## GIVEN INFORMATION
⟨

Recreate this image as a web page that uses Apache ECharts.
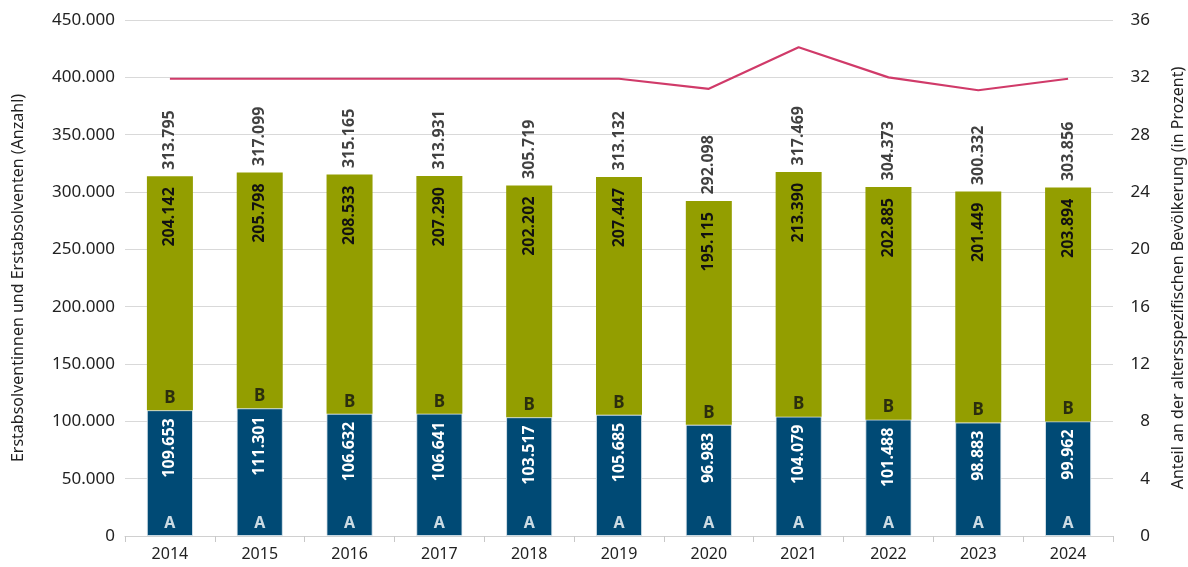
<!DOCTYPE html>
<html>
<head>
<meta charset="utf-8">
<script src="https://cdn.jsdelivr.net/npm/echarts@6/dist/echarts.min.js"></script>
<style>
  html, body { margin: 0; padding: 0; background: #fff; }
  #chart { width: 1188px; height: 567px; }
</style>
</head>
<body>
<div id="chart"></div>
<script>
const years = ['2014', '2015', '2016', '2017', '2018', '2019', '2020', '2021', '2022', '2023', '2024'];
const valuesA = [109653, 111301, 106632, 106641, 103517, 105685, 96983, 104079, 101488, 98883, 99962];
const valuesB = [204142, 205798, 208533, 207290, 202202, 207447, 195115, 213390, 202885, 201449, 203894];
const totals = [313795, 317099, 315165, 313931, 305719, 313132, 292098, 317469, 304373, 300332, 303856];
const shares = [31.9, 31.9, 31.9, 31.9, 31.9, 31.9, 31.2, 34.1, 32.0, 31.1, 31.9];

const FONT = 'Noto Sans';
const BLUE = '#004a75';
const GREEN = '#939e00';
const LINE = '#d03a69';

// Tausenderpunkt wie im Original
function fmt(v) {
  return String(Math.round(v)).replace(/\B(?=(\d{3})+(?!\d))/g, '.');
}

const chart = echarts.init(document.getElementById('chart'));

chart.setOption({
  animation: false,
  textStyle: { fontFamily: FONT },
  grid: { left: 125, right: 75, top: 20, bottom: 31, outerBoundsMode: 'none', containLabel: false },
  xAxis: {
    type: 'category',
    data: years,
    axisLine: { lineStyle: { color: '#d0d0d0' } },
    axisTick: { show: true, length: 6, lineStyle: { color: '#c8c8c8' } },
    axisLabel: { color: '#222', fontSize: 16, margin: 10, fontFamily: FONT }
  },
  yAxis: [{
    type: 'value',
    min: 0,
    max: 450000,
    interval: 50000,
    name: 'Erstabsolventinnen und Erstabsolventen (Anzahl)',
    nameLocation: 'middle',
    nameRotate: 90,
    nameGap: 99,
    nameTextStyle: { color: '#222', fontSize: 16, fontFamily: FONT },
    axisLine: { show: false },
    axisTick: { show: false },
    axisLabel: { color: '#222', fontSize: 17, margin: 10, formatter: fmt, fontFamily: FONT },
    splitLine: { lineStyle: { color: '#d9d9d9' } }
  }, {
    type: 'value',
    min: 0,
    max: 36,
    interval: 4,
    name: 'Anteil an der altersspezifischen Bevölkerung (in Prozent)',
    nameLocation: 'middle',
    nameRotate: 90,
    nameGap: 57,
    nameTextStyle: { color: '#222', fontSize: 16, fontFamily: FONT },
    axisLine: { show: false },
    axisTick: { show: false },
    axisLabel: { color: '#222', fontSize: 17, margin: 37, align: 'right', fontFamily: FONT },
    splitLine: { show: false }
  }],
  series: [{
    name: 'A',
    type: 'bar',
    stack: 'total',
    barWidth: 46,
    data: valuesA,
    itemStyle: { color: BLUE, borderColor: '#e4ecf1', borderWidth: 0.8 },
    label: {
      show: true,
      position: 'insideTop',
      rotate: 90,
      align: 'right',
      verticalAlign: 'middle',
      distance: 8,
      color: '#fff',
      fontWeight: 'bold',
      fontSize: 16,
      fontFamily: FONT,
      formatter: p => fmt(p.value)
    },
    z: 2
  }, {
    name: 'B',
    type: 'bar',
    stack: 'total',
    barWidth: 46,
    data: valuesB,
    itemStyle: { color: GREEN },
    label: {
      show: true,
      position: 'insideTop',
      rotate: 90,
      align: 'right',
      verticalAlign: 'middle',
      distance: 11,
      color: '#111',
      fontWeight: 'bold',
      fontSize: 16,
      fontFamily: FONT,
      formatter: p => fmt(p.value)
    },
    z: 2
  }, {
    // Buchstabe A am Fuß der Säule
    name: 'labelA',
    type: 'scatter',
    data: years.map(() => 0),
    symbolSize: 1,
    itemStyle: { color: 'rgba(0,0,0,0)' },
    silent: true,
    label: {
      show: true,
      position: 'top',
      distance: 4,
      color: '#fff',
      fontWeight: 'bold',
      fontSize: 16,
      fontFamily: FONT,
      formatter: 'A'
    },
    z: 5
  }, {
    // Buchstabe B am Fuß des oberen Segments
    name: 'labelB',
    type: 'scatter',
    data: valuesA,
    symbolSize: 1,
    itemStyle: { color: 'rgba(0,0,0,0)' },
    silent: true,
    label: {
      show: true,
      position: 'top',
      distance: 3,
      color: '#111',
      fontWeight: 'bold',
      fontSize: 17,
      fontFamily: FONT,
      formatter: 'B'
    },
    z: 5
  }, {
    // Summen über den Säulen
    name: 'Summe',
    type: 'scatter',
    data: totals,
    symbolSize: 1,
    itemStyle: { color: 'rgba(0,0,0,0)' },
    silent: true,
    label: {
      show: true,
      position: 'top',
      rotate: 90,
      align: 'left',
      verticalAlign: 'middle',
      distance: 6,
      color: '#111',
      fontWeight: 'bold',
      fontSize: 16,
      fontFamily: FONT,
      formatter: p => fmt(p.value)
    },
    z: 5
  }, {
    name: 'Anteil',
    type: 'line',
    yAxisIndex: 1,
    data: shares,
    showSymbol: false,
    symbol: 'none',
    lineStyle: { color: LINE, width: 2.2 },
    itemStyle: { color: LINE },
    z: 6
  }]
});
</script>
</body>
</html>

⟩

## THE TASK
Restate the data word for word from its first line through the line with "const chart = echarts.init(document.getElementById('chart'));", leaving out any picture along the way.

## TASK ANSWER
Recreate this image as a web page that uses Apache ECharts.
<!DOCTYPE html>
<html>
<head>
<meta charset="utf-8">
<script src="https://cdn.jsdelivr.net/npm/echarts@6/dist/echarts.min.js"></script>
<style>
  html, body { margin: 0; padding: 0; background: #fff; }
  #chart { width: 1188px; height: 567px; }
</style>
</head>
<body>
<div id="chart"></div>
<script>
const years = ['2014', '2015', '2016', '2017', '2018', '2019', '2020', '2021', '2022', '2023', '2024'];
const valuesA = [109653, 111301, 106632, 106641, 103517, 105685, 96983, 104079, 101488, 98883, 99962];
const valuesB = [204142, 205798, 208533, 207290, 202202, 207447, 195115, 213390, 202885, 201449, 203894];
const totals = [313795, 317099, 315165, 313931, 305719, 313132, 292098, 317469, 304373, 300332, 303856];
const shares = [31.9, 31.9, 31.9, 31.9, 31.9, 31.9, 31.2, 34.1, 32.0, 31.1, 31.9];

const FONT = 'Noto Sans';
const BLUE = '#004a75';
const GREEN = '#939e00';
const LINE = '#d03a69';

// Tausenderpunkt wie im Original
function fmt(v) {
  return String(Math.round(v)).replace(/\B(?=(\d{3})+(?!\d))/g, '.');
}

const chart = echarts.init(document.getElementById('chart'));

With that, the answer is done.